Action Sociale

Turbulences, contrôle et régulation sociale : les logiques des acteurs sociaux dans les quartiers populaires

, par Peuple et Culture

Manuel Boucher, L’Harmattan avec le concours de Peuple et Culture, 2003.
608 pages. 32 euros frais de port compris.

Face aux "peurs de la jeunesse" et aux turbulences sociales au sein des quartiers défavorisés, dans un contexte de décentralisation, de politique de la ville et de lutte contre le sentiment d’insécurité, l’espace de la régulation sociale est en recomposition. Nous assistons à une multiplication des acteurs de la "socialisation du risque" (intervenants sociaux, élus, médiateurs, policiers, acteurs associatifs laïcs et confessionnels…) devant répondre efficacement à l’exclusion de masse, aux incivilités et à la violence urbaine.

L’hypothèse centrale de ce livre est que, face à la "nouvelle question sociale", nous n’assistons pas à la décomposition de l’intervention sociale et au désengagement de l’Etat dans les quartiers d’habitat social mais bien plutôt à la diversification des modes d’intervention et des logiques d’action d’une multitude d’acteurs favorisant la recomposition de la régulation sociale, voire un processus de contrôle social renouvelé. Ainsi, grâce à une étude de terrain poussée au cœur de deux sites de l’agglomération rouennaise (Canteleu et les Hauts-de-Rouen) désignés comme prioritaires par les pouvoirs publics, cet ouvrage identifie qui sont les intervenants sociaux agissant dans les quartiers populaires et compare finalement leurs logiques d’action dans toute leur complexité (solidarités, concurrences, conflits…).

Par ailleurs, ce livre révèle qu’au-delà des différences statutaires, des contextes historiques de leur apparition, les acteurs canoniques et émergents de la régulation sociale sont des promoteurs du contrôle social, mais que certains d’entre eux sont aussi des acteurs de l’émancipation individuelle et collective favorisant la construction du sujet.
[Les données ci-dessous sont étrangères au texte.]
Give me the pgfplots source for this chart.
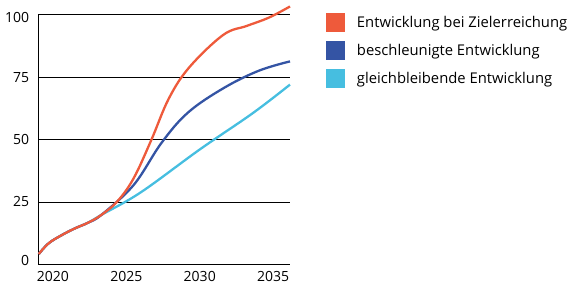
\documentclass[border=0pt]{standalone}
\usepackage{fontspec}
\setmainfont{Open Sans}
\usepackage{pgfplots}
\pgfplotsset{compat=1.18}
\definecolor{cRed}{HTML}{EE5A3B}
\definecolor{cBlue}{HTML}{3454A4}
\definecolor{cCyan}{HTML}{46BEE0}
\begin{document}
\begin{tikzpicture}
\begin{axis}[
  scale only axis,
  width=251.7pt, height=249.6pt,
  xmin=2019, xmax=2036.15,
  ymin=0, ymax=100,
  clip=false,
  axis x line*=bottom, axis y line*=left,
  axis line style={black, line width=0.9pt},
  xtick={2020,2025,2030,2035},
  xticklabels={2020,2025,2030,2035},
  ytick={25,50,75,100},
  yticklabels={25,50,75,{}},
  extra y ticks={1.7,98.9},
  extra y tick labels={0,100},
  extra y tick style={grid=none},
  ymajorgrids,
  major grid style={black, line width=0.8pt},
  tick style={draw=none},
  /pgf/number format/assume math mode=true,
  tick label style={font=\fontsize{14}{16}\selectfont, inner sep=0pt},
  yticklabel style={xshift=-9pt},
  xticklabel style={yshift=-7pt},
  reverse legend,
  legend style={draw=none, fill=none, inner sep=0pt, outer sep=0pt,
    at={(1.143,1.025)}, anchor=north west, row sep=0pt, column sep=12pt,
    font=\fontsize{14.8}{17}\selectfont,
    nodes={inner sep=0pt, minimum height=28pt, anchor=west}},
  legend cell align=left,
  legend image code/.code={\fill[#1,draw=none] (0pt,-9.5pt) rectangle (19pt,9.5pt);},
  every axis plot/.append style={line width=2.3pt, smooth, tension=0.6},
]
\addplot[cCyan] coordinates {
(2019.03,4.1) (2019.7,8.4) (2020.6,11.7) (2021.5,14.4) (2022.4,16.7) (2023.3,19.8)
(2026,28.9) (2030,46) (2033.6,60.5) (2036.15,72.0)};
\addlegendentry{gleichbleibende Entwicklung}
\addplot[cBlue] coordinates {
(2019.03,4.1) (2019.7,8.4) (2020.6,11.7) (2021.5,14.4) (2022.4,16.7) (2023.3,19.8)
(2025.5,31.8) (2027.4,48.7) (2029.2,60.8) (2031.6,70.5) (2034,77.5) (2036.15,81.3)};
\addlegendentry{beschleunigte Entwicklung}
\addplot[cRed] coordinates {
(2019.03,4.1) (2019.7,8.4) (2020.6,11.7) (2021.5,14.4) (2022.4,16.7) (2023.3,19.8)
(2024.4,25.3) (2025.5,34.5) (2026.7,49.8) (2027.9,66.5) (2029.3,79) (2031.6,91.9)
(2033.2,95.5) (2034.7,98.8) (2036.15,103.3)};
\addlegendentry{Entwicklung bei Zielerreichung}
\end{axis}
\path (-38.3pt,-20.7pt) rectangle (532.7pt,264.3pt);
\end{tikzpicture}
\end{document}
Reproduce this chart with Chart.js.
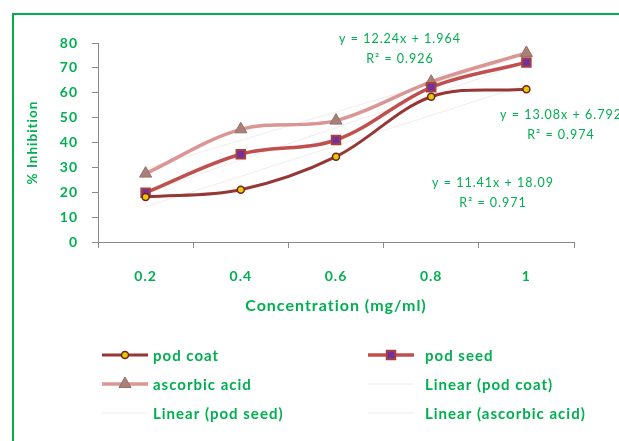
<!DOCTYPE html>
<html>
<head>
<meta charset="utf-8">
<script src="https://cdn.jsdelivr.net/npm/chart.js@4/dist/chart.umd.min.js"></script>
<style>
  html, body { margin: 0; padding: 0; background: #fff; }
  #wrap { position: relative; width: 619px; height: 441px; }
</style>
</head>
<body>
<div id="wrap"><canvas id="chart"></canvas></div>
<script>
// values
const concentrations = ['0.2', '0.4', '0.6', '0.8', '1'];
const podCoat = [18.1, 21.0, 34.3, 58.4, 61.4];
const podSeed = [19.8, 35.3, 41.0, 62.2, 72.2];
const ascorbicAcid = [27.5, 45.3, 48.8, 64.4, 76.0];

// trendline values taken from the printed equations
const podCoatTrend = [14.2, 26.4, 38.7, 50.9, 63.2];
const podSeedTrend = [19.9, 33.0, 46.0, 59.1, 72.2];
const ascorbicTrend = [29.5, 40.9, 52.3, 63.7, 75.1];

const yTicks = [0, 10, 20, 30, 40, 50, 60, 70, 80];

const equations = [
  { lines: ['y = 12.24x + 1.964', 'R\u00b2 = 0.926'], x: 400, y: 39 },
  { lines: ['y = 13.08x + 6.792', 'R\u00b2 = 0.974'], x: 561, y: 115 },
  { lines: ['y = 11.41x + 18.09', 'R\u00b2 = 0.971'], x: 493, y: 183 }
];

const GREEN = '#00B050';
const AXIS = '#8a8a8a';
const FONT = 'Lato, "Open Sans", sans-serif';

const trendColor = 'rgba(215, 190, 190, 0.3)';

// green frame, equations and a two-column legend
const extras = {
  id: 'extras',
  beforeDraw(chart) {
    const ctx = chart.ctx;
    ctx.save();
    ctx.strokeStyle = GREEN;
    ctx.lineWidth = 2;
    ctx.strokeRect(13, 14, 700, 500);
    ctx.restore();
    // the reference text is set rather loose
    ctx.letterSpacing = '1px';
  },
  afterDraw(chart) {
    const ctx = chart.ctx;
    ctx.save();
    ctx.letterSpacing = '1px';
    ctx.fillStyle = GREEN;
    ctx.textAlign = 'center';
    ctx.textBaseline = 'middle';
    ctx.font = '12.5px ' + FONT;
    equations.forEach(eq => {
      eq.lines.forEach((t, i) => ctx.fillText(t, eq.x, eq.y + i * 20));
    });

    // legend
    const colSample = [102, 368];
    const colText = [153, 425];
    chart.data.datasets.forEach((ds, i) => {
      const col = i % 2, row = Math.floor(i / 2);
      const y = 355 + row * 29;
      const x0 = colSample[col];
      ctx.strokeStyle = ds.borderColor;
      ctx.lineWidth = ds.borderWidth;
      ctx.beginPath();
      ctx.moveTo(x0, y);
      ctx.lineTo(x0 + 46, y);
      ctx.stroke();
      if (ds.pointRadius > 0 && Chart.helpers && Chart.helpers.drawPoint) {
        ctx.fillStyle = ds.pointBackgroundColor;
        ctx.strokeStyle = ds.pointBorderColor;
        ctx.lineWidth = ds.pointBorderWidth;
        Chart.helpers.drawPoint(ctx, {
          pointStyle: ds.pointStyle,
          radius: ds.pointRadius,
          rotation: 0,
          borderWidth: ds.pointBorderWidth
        }, x0 + 23, y);
      }
      ctx.fillStyle = GREEN;
      ctx.textAlign = 'left';
      ctx.font = 'bold 15px ' + FONT;
      ctx.fillText(ds.label, colText[col], y + 1);
    });
    ctx.restore();
  }
};

new Chart(document.getElementById('chart'), {
  type: 'line',
  data: {
    labels: concentrations,
    datasets: [
      {
        label: 'pod coat',
        data: podCoat,
        borderColor: '#953735',
        borderWidth: 3,
        tension: 0.35,
        pointStyle: 'circle',
        pointRadius: 3.5,
        pointBackgroundColor: '#E8C800',
        pointBorderColor: '#6e2422',
        pointBorderWidth: 1.5
      },
      {
        label: 'pod seed',
        data: podSeed,
        borderColor: '#C0504D',
        borderWidth: 3.5,
        tension: 0.35,
        pointStyle: 'rect',
        pointRadius: 6,
        pointBackgroundColor: '#7030A0',
        pointBorderColor: '#A8403E',
        pointBorderWidth: 2
      },
      {
        label: 'ascorbic acid',
        data: ascorbicAcid,
        borderColor: '#D99694',
        borderWidth: 3.5,
        tension: 0.35,
        pointStyle: 'triangle',
        pointRadius: 7,
        pointBackgroundColor: '#A8807A',
        pointBorderColor: '#957068',
        pointBorderWidth: 1
      },
      {
        label: 'Linear (pod coat)',
        data: podCoatTrend,
        borderColor: trendColor,
        borderWidth: 1,
        pointRadius: 0,
        tension: 0
      },
      {
        label: 'Linear (pod seed)',
        data: podSeedTrend,
        borderColor: trendColor,
        borderWidth: 1,
        pointRadius: 0,
        tension: 0
      },
      {
        label: 'Linear (ascorbic acid)',
        data: ascorbicTrend,
        borderColor: trendColor,
        borderWidth: 1,
        pointRadius: 0,
        tension: 0
      }
    ]
  },
  options: {
    responsive: true,
    maintainAspectRatio: false,
    animation: false,
    layout: { padding: { left: 25, top: 43, right: 45, bottom: 126 } },
    plugins: {
      legend: { display: false },
      tooltip: { enabled: false }
    },
    scales: {
      x: {
        offset: true,
        afterFit: s => { s.height = 73; },
        grid: { drawOnChartArea: false, offset: true, tickLength: 6, color: AXIS },
        border: { color: AXIS, width: 1 },
        ticks: { color: GREEN, padding: 20, font: { family: FONT, size: 14, weight: 'bold' } },
        title: {
          display: true,
          text: 'Concentration (mg/ml)',
          color: GREEN,
          padding: 0,
          font: { family: FONT, size: 16, weight: 'bold' }
        }
      },
      y: {
        min: 0,
        max: 80,
        afterFit: s => { s.width = 73; },
        afterBuildTicks: s => { s.ticks = yTicks.map(v => ({ value: v })); },
        grid: { drawOnChartArea: false, tickLength: 6, color: AXIS },
        border: { color: AXIS, width: 1 },
        ticks: { color: GREEN, padding: 14, font: { family: FONT, size: 14, weight: 'bold' } },
        title: {
          display: true,
          text: '% Inhibition',
          color: GREEN,
          padding: 0,
          font: { family: FONT, size: 13.5, weight: 'bold' }
        }
      }
    }
  },
  plugins: [extras]
});
</script>
</body>
</html>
En définitive, contrairement aux idées reçues, ce travail ethnographique passionnant montre que l’espace de la régulation sociale n’est pas un monde froid peuplé d’agents dociles dont la mission est de civiliser les "barbares incontrôlés" mais qu’au contraire, il s’agit d’un espace turbulent, conflictuel et plein de vitalité entre une pluralité d’acteurs dont le principal intérêt est leur hétérogénéité.